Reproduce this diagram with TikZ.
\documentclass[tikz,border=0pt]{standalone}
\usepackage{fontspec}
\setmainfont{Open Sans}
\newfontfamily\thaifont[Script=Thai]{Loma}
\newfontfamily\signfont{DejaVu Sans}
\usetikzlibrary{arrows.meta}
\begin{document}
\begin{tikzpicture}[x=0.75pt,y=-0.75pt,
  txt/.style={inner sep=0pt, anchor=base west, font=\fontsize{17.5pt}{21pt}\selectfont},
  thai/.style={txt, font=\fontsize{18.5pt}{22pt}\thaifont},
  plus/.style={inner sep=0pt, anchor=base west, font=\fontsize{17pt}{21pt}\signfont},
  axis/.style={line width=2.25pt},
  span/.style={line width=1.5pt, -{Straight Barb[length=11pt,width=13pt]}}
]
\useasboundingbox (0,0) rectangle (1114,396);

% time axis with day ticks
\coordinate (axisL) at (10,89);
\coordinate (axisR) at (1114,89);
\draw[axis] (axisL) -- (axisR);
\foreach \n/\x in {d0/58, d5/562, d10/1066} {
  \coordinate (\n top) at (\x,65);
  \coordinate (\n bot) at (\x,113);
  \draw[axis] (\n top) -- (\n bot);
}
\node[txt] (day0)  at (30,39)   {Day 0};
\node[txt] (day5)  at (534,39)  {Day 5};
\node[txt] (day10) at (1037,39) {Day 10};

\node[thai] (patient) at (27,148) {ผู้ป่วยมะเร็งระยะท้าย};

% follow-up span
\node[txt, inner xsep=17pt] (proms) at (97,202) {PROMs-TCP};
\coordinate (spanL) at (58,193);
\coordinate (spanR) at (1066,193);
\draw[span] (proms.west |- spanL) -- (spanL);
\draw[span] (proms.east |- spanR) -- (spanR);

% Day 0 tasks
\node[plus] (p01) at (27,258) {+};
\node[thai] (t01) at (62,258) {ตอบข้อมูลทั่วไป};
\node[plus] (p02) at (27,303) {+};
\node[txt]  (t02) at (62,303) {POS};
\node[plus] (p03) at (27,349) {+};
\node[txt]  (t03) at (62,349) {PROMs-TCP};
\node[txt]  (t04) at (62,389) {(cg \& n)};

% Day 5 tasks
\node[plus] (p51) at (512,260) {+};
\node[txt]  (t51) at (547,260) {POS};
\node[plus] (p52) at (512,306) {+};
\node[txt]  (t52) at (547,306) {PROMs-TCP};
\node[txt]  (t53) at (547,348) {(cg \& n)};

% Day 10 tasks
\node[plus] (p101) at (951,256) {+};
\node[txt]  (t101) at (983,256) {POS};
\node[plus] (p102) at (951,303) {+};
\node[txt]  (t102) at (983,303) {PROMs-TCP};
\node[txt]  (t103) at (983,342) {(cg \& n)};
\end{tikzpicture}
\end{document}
--
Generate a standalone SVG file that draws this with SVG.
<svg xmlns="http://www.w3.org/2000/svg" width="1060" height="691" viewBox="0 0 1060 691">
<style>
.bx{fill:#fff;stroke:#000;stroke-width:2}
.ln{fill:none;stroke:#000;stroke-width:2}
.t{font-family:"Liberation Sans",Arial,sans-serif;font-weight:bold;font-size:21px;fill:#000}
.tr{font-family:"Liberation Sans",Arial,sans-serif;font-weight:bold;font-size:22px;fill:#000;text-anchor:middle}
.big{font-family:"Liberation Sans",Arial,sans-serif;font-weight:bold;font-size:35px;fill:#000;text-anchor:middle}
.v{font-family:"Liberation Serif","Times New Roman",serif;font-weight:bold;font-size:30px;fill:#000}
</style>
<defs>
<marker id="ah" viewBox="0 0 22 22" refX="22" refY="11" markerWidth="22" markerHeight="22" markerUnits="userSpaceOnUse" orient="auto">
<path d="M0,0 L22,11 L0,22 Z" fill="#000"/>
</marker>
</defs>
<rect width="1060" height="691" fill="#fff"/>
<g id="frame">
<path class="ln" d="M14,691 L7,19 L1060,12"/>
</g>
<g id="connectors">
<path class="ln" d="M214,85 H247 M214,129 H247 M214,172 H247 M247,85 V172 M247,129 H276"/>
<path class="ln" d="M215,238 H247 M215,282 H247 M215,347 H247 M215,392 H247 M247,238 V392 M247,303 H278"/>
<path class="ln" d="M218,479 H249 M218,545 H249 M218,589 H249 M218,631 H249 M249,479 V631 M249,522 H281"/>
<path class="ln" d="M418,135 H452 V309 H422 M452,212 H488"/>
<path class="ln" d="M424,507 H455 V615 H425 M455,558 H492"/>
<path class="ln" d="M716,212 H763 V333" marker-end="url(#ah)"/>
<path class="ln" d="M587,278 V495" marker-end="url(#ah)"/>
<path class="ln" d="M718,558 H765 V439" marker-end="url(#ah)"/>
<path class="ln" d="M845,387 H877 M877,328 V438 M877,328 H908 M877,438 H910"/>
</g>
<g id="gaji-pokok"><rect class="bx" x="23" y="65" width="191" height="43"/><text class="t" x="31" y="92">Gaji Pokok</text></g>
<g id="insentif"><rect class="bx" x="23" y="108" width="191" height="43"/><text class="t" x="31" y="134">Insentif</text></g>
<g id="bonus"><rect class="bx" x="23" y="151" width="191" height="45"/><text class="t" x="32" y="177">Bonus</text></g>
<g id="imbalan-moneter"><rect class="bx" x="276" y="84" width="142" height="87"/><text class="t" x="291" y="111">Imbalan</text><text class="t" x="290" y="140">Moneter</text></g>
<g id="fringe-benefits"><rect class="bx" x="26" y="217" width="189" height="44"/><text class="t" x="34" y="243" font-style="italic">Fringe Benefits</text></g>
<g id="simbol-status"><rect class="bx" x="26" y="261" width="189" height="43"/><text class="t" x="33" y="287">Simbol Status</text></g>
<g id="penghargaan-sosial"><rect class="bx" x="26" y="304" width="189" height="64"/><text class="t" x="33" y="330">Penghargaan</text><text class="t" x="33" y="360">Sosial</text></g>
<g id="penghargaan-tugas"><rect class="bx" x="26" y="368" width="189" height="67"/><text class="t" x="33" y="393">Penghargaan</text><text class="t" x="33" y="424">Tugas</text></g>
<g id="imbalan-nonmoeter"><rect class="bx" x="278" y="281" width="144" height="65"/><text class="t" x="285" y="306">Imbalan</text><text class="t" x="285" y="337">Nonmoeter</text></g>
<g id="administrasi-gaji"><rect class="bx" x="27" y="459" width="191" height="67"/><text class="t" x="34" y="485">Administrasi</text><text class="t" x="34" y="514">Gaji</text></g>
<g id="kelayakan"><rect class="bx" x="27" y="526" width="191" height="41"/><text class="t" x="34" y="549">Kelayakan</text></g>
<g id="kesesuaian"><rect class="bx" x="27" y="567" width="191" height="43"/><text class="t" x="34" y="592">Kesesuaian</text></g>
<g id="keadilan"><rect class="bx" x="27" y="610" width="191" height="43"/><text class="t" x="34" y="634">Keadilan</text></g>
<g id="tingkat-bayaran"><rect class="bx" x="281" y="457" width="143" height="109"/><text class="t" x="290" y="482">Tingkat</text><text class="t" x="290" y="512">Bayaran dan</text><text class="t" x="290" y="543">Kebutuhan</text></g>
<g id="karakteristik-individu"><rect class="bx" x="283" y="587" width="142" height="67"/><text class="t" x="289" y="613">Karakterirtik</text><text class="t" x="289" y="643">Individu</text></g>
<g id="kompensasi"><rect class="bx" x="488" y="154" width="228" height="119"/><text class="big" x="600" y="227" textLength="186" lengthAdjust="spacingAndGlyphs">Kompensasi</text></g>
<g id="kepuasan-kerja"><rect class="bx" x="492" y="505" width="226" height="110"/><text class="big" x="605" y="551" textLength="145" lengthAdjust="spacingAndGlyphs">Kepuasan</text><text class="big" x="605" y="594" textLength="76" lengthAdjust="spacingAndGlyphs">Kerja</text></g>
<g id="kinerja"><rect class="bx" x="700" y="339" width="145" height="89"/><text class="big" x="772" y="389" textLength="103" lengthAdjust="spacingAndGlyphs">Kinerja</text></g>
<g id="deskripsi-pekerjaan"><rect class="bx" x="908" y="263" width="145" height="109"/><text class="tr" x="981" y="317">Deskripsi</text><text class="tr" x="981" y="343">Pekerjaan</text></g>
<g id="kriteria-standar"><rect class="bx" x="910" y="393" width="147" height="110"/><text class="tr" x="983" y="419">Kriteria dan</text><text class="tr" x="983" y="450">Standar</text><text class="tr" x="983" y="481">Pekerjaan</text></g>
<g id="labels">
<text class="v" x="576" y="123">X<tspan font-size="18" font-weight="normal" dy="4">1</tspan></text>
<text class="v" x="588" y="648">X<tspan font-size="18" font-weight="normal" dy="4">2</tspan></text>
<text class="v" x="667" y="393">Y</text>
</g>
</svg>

* **WRITTEN TASK**
Within the listing above, give again exactly every line from the line with "Reproduce this diagram with TikZ." through the line with "(0,0) rectangle (1114,396);", both included, and no other line.

* **SOLUTION TO THIS PROBLEM**
Reproduce this diagram with TikZ.
\documentclass[tikz,border=0pt]{standalone}
\usepackage{fontspec}
\setmainfont{Open Sans}
\newfontfamily\thaifont[Script=Thai]{Loma}
\newfontfamily\signfont{DejaVu Sans}
\usetikzlibrary{arrows.meta}
\begin{document}
\begin{tikzpicture}[x=0.75pt,y=-0.75pt,
  txt/.style={inner sep=0pt, anchor=base west, font=\fontsize{17.5pt}{21pt}\selectfont},
  thai/.style={txt, font=\fontsize{18.5pt}{22pt}\thaifont},
  plus/.style={inner sep=0pt, anchor=base west, font=\fontsize{17pt}{21pt}\signfont},
  axis/.style={line width=2.25pt},
  span/.style={line width=1.5pt, -{Straight Barb[length=11pt,width=13pt]}}
]
\useasboundingbox (0,0) rectangle (1114,396);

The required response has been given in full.